- Supplied records
START

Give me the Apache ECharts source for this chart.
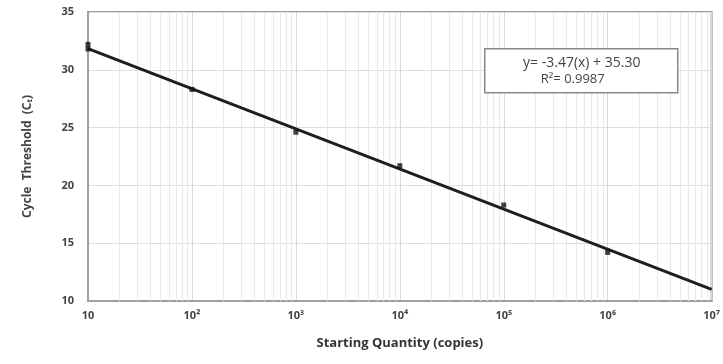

END
START

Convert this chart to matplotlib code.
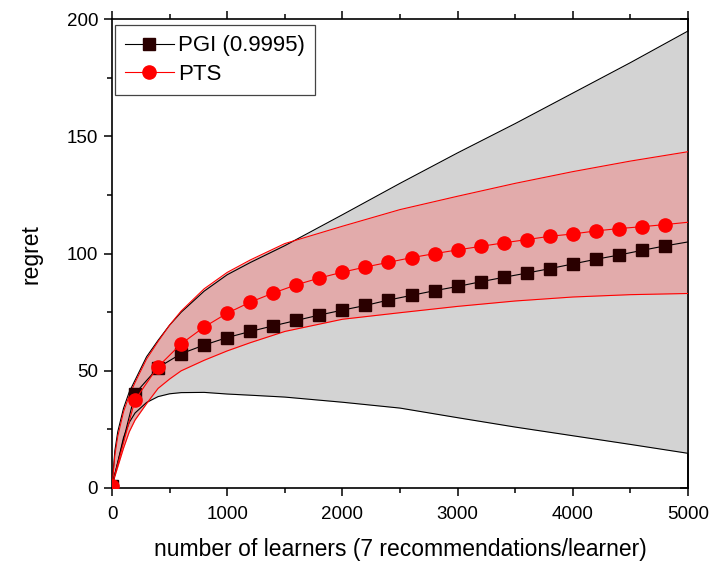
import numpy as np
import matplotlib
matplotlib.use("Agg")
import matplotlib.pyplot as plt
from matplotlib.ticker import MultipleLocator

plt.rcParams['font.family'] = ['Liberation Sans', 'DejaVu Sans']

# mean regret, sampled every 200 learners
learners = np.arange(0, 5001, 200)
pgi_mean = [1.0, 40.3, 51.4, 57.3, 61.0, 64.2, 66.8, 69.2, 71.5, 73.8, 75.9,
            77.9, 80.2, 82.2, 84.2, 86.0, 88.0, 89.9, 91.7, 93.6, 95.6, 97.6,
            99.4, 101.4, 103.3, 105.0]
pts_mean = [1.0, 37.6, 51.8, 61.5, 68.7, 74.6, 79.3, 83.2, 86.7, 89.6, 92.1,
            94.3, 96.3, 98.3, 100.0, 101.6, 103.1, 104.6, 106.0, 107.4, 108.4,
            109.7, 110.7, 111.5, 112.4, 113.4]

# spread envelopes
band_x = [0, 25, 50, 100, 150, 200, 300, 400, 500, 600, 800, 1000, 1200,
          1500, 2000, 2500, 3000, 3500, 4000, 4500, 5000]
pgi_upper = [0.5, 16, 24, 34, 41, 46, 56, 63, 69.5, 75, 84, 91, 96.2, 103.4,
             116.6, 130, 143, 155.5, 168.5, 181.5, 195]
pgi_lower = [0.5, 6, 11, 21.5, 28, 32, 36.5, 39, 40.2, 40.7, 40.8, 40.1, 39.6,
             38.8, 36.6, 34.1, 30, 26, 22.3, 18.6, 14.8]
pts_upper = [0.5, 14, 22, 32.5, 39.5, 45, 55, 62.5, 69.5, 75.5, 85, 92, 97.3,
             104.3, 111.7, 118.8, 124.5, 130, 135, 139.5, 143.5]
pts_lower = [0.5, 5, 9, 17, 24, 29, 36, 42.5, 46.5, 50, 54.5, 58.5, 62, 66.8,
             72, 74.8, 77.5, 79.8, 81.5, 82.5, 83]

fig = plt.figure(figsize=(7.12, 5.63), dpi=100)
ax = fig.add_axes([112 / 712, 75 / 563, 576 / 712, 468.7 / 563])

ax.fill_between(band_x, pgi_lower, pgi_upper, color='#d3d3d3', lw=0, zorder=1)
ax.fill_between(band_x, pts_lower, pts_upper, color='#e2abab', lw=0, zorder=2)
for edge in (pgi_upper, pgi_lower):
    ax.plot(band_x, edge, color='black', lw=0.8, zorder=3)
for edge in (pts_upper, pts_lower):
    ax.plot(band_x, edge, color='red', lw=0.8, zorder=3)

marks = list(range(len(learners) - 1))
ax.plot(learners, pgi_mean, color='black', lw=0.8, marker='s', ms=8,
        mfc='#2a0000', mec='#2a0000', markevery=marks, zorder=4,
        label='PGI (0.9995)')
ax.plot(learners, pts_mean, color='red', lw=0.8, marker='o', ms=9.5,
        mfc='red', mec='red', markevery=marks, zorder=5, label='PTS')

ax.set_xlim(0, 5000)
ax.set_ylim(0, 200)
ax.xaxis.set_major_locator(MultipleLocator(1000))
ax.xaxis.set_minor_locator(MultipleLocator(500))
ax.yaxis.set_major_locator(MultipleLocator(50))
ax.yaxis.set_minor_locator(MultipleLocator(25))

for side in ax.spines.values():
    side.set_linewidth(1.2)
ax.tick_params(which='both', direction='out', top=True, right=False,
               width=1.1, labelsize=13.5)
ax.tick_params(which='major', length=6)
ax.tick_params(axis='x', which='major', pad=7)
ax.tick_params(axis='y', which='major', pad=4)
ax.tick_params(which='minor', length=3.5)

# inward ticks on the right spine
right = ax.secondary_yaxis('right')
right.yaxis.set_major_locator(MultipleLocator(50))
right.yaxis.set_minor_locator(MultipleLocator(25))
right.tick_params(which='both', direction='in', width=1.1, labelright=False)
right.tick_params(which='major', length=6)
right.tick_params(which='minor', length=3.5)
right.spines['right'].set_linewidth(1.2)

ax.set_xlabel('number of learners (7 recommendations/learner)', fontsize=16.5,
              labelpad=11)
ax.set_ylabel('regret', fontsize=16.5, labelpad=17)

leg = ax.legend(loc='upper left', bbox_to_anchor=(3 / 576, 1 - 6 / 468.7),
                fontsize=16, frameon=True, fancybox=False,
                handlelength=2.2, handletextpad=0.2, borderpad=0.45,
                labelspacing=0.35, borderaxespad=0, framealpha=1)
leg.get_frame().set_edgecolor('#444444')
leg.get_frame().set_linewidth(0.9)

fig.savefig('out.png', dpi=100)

END
START

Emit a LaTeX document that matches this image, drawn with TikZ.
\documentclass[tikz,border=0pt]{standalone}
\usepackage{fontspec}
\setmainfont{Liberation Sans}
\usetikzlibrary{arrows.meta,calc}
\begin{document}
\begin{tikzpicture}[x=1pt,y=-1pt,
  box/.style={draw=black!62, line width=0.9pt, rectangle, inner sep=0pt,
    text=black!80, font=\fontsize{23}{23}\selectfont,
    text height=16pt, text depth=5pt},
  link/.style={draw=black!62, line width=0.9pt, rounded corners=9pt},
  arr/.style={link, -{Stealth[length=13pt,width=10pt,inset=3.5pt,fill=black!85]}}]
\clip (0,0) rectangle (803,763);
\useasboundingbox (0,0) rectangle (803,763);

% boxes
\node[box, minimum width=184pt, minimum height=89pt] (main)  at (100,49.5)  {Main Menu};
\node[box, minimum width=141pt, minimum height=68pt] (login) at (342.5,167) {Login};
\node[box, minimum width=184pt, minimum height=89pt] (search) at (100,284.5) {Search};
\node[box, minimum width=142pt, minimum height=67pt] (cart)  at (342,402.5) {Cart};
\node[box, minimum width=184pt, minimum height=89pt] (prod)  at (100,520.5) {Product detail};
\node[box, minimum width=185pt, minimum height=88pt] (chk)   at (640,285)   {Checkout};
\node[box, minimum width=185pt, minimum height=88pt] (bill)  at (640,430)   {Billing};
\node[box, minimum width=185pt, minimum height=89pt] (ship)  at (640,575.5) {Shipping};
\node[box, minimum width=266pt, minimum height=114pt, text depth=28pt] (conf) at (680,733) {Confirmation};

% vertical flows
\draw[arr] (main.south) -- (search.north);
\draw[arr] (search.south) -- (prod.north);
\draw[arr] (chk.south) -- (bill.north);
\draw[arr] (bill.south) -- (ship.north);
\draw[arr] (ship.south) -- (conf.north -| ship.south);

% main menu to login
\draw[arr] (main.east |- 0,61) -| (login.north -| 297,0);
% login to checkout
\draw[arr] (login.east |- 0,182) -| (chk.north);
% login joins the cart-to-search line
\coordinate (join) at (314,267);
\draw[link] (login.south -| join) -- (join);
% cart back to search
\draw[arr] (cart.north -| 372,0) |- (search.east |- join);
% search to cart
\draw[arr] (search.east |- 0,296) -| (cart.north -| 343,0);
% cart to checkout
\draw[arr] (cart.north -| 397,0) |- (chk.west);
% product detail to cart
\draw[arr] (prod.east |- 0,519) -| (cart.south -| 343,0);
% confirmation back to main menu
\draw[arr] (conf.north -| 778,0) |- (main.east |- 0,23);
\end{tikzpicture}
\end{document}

END

Take every line above carrying "this" and return it.

- Expected answer
Give me the Apache ECharts source for this chart.
Convert this chart to matplotlib code.
Emit a LaTeX document that matches this image, drawn with TikZ.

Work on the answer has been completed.